→ **TASK STATEMENT**:
Leave out the pictures and retype only the lines from the opening line to the line that holds "plt.rcParams['hatch.linewidth'] = 2.5", both ends included.

→ **SUPPLIED MATERIAL**:
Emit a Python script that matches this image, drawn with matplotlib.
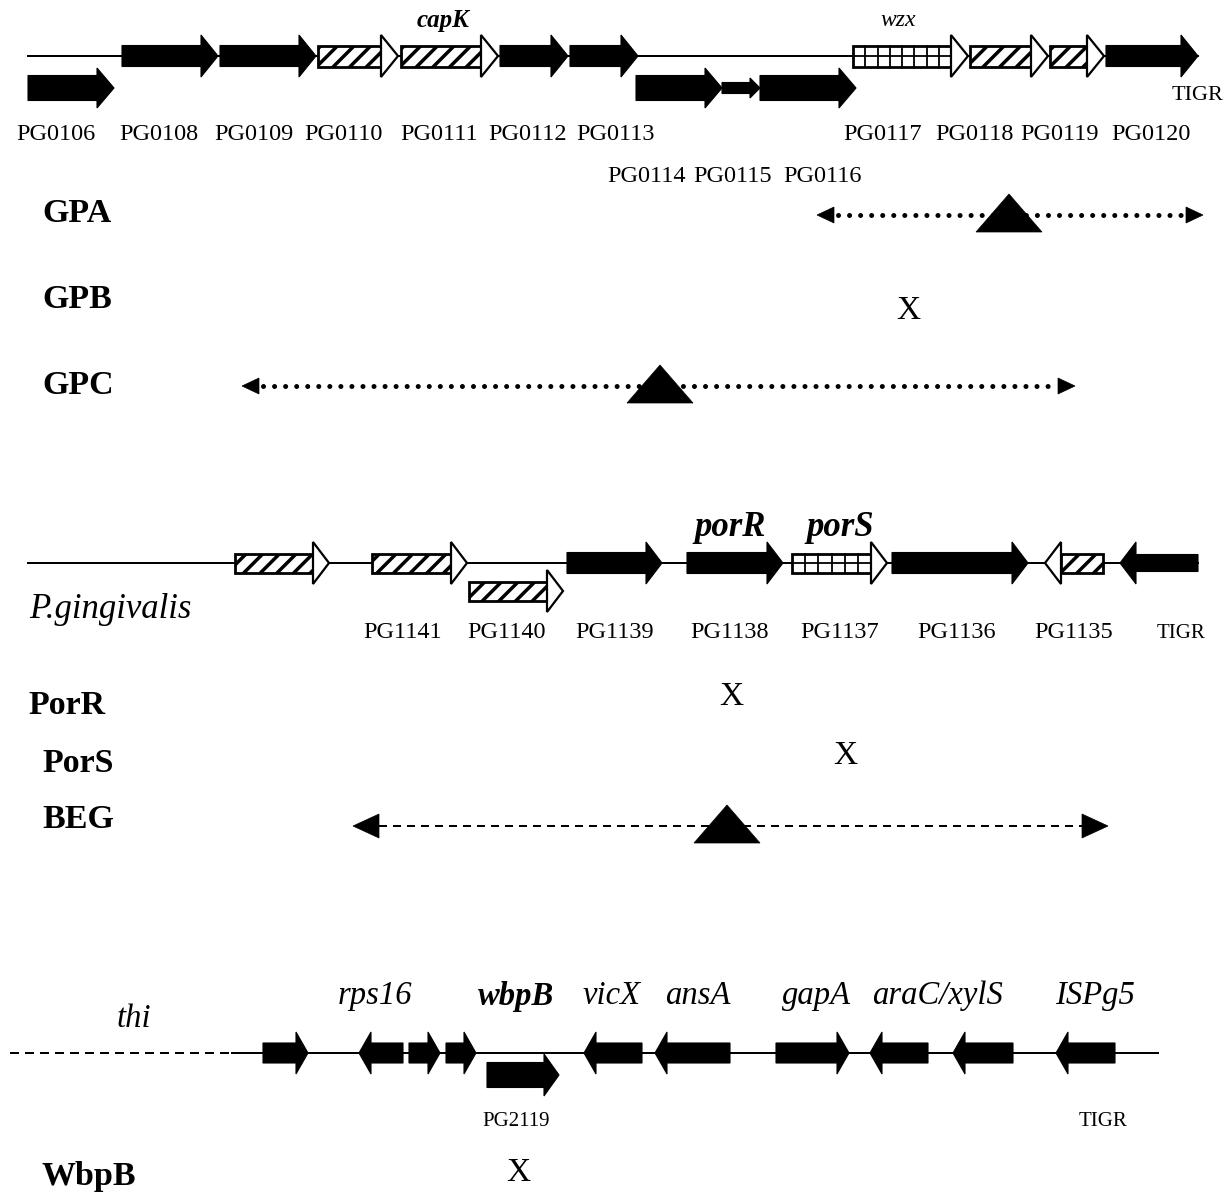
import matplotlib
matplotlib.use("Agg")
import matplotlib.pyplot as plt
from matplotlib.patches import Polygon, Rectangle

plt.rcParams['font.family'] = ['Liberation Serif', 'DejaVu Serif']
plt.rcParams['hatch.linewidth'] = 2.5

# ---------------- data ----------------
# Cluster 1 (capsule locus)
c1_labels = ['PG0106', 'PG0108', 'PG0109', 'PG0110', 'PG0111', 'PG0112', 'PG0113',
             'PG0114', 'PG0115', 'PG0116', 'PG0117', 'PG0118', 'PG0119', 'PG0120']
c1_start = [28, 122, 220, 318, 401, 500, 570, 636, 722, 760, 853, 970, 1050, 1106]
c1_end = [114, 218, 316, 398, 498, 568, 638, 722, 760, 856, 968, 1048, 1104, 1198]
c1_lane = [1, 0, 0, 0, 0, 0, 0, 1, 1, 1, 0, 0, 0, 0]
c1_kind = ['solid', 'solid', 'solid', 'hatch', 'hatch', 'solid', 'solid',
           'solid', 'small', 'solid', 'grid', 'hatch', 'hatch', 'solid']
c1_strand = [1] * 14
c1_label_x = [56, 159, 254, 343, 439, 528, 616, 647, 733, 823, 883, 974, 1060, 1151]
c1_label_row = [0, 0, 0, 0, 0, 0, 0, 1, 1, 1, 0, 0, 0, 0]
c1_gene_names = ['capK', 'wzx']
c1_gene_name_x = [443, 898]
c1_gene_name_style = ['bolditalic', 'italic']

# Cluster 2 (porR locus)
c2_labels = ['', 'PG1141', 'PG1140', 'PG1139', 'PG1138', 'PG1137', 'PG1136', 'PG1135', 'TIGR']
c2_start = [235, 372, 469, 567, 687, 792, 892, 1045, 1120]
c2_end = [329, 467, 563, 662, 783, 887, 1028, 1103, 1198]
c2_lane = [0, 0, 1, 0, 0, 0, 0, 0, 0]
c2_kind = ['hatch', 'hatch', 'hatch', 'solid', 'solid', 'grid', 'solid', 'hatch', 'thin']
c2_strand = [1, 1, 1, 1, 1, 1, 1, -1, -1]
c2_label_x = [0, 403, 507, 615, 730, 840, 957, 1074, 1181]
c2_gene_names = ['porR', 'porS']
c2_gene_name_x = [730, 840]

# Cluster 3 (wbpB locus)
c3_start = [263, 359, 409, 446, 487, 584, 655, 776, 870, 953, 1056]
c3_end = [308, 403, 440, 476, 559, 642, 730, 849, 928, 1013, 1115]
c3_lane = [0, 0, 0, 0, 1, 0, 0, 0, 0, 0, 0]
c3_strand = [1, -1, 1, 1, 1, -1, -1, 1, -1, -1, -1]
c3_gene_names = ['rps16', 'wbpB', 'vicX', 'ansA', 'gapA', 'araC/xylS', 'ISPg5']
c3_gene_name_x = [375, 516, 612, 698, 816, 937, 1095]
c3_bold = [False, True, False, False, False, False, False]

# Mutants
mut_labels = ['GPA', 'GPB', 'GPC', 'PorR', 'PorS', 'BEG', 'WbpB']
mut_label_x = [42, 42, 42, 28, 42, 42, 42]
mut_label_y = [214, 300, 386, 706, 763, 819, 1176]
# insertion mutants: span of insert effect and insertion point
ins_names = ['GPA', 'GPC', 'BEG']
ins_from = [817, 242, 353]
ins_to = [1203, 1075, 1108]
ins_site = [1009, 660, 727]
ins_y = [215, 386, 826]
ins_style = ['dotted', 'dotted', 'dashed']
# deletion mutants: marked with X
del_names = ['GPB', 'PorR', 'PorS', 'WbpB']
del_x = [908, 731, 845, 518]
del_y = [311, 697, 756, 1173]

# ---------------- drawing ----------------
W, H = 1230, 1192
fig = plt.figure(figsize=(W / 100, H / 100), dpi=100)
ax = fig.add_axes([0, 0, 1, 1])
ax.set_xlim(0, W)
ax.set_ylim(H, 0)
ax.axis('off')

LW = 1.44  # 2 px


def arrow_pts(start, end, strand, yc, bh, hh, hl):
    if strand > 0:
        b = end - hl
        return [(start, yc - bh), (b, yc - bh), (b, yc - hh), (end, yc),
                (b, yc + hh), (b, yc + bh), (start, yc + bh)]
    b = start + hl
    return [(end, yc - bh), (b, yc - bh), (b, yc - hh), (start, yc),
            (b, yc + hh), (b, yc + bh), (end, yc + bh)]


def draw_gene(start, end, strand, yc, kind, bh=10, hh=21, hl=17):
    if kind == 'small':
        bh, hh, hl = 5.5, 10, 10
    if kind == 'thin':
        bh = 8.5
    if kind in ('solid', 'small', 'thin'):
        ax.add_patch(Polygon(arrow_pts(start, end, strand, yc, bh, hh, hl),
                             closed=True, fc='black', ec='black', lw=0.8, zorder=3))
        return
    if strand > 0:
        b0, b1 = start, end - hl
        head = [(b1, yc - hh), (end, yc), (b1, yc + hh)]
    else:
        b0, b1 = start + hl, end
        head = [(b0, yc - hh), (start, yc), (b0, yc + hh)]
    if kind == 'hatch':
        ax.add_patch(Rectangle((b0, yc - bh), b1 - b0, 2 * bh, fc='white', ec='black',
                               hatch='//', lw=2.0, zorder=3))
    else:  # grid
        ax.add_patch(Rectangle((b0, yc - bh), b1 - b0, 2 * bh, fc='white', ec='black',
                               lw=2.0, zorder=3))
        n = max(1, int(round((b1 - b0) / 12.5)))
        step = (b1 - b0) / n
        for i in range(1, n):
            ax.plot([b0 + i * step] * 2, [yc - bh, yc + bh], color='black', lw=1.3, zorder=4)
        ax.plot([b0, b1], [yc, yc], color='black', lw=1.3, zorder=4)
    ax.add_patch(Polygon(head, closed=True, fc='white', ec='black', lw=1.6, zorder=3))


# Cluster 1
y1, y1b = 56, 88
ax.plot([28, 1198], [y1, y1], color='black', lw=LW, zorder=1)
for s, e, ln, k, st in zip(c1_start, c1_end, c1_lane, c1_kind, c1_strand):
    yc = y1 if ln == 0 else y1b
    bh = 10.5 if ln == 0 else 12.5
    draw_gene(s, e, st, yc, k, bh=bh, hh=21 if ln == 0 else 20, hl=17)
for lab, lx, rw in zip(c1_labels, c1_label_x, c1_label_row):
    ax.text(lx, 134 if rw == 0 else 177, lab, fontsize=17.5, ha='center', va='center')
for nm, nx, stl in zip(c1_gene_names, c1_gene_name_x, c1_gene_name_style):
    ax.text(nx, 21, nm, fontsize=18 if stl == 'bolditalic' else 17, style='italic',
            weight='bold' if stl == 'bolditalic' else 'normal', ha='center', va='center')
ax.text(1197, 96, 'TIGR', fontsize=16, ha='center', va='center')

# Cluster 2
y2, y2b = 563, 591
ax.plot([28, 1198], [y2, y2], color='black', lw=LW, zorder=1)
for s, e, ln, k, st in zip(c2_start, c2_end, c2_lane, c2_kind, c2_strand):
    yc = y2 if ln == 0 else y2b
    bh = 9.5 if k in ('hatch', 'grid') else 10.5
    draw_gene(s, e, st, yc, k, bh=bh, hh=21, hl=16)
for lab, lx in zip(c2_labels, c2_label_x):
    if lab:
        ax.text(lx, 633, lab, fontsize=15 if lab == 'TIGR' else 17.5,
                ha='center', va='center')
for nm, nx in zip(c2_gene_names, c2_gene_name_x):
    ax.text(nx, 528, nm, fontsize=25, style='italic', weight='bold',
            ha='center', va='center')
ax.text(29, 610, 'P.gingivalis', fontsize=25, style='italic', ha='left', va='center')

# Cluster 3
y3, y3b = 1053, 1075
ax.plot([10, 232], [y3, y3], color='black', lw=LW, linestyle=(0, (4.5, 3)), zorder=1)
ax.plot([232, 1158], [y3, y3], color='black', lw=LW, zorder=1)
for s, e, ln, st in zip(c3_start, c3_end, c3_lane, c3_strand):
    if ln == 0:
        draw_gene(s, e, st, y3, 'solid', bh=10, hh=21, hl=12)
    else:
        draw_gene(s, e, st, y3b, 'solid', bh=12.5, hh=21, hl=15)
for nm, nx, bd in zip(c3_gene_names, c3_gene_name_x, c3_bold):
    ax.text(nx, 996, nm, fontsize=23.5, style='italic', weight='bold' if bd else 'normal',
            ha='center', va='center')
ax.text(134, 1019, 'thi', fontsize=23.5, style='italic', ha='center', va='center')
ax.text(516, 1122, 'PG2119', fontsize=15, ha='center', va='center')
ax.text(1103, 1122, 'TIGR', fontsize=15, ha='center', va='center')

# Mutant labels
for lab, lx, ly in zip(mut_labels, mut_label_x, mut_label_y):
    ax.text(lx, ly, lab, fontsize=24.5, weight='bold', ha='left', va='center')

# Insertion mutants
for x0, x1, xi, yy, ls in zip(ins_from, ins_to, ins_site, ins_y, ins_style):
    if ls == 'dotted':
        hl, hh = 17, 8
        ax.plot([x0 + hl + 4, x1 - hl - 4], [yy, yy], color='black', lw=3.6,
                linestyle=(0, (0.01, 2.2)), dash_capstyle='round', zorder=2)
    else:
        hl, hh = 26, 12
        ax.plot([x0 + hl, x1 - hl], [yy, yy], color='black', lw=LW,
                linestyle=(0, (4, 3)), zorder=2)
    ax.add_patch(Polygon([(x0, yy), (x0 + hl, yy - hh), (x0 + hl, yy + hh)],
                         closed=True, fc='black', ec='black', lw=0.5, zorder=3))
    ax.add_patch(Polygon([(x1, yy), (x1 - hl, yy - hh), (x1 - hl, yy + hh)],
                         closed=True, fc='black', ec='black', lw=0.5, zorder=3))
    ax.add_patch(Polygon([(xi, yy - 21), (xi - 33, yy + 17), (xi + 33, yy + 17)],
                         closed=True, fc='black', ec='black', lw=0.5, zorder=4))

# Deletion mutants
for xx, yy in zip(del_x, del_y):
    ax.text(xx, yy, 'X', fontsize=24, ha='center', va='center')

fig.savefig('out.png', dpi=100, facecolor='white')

→ **FULL SOLUTION**:
Emit a Python script that matches this image, drawn with matplotlib.
import matplotlib
matplotlib.use("Agg")
import matplotlib.pyplot as plt
from matplotlib.patches import Polygon, Rectangle

plt.rcParams['font.family'] = ['Liberation Serif', 'DejaVu Serif']
plt.rcParams['hatch.linewidth'] = 2.5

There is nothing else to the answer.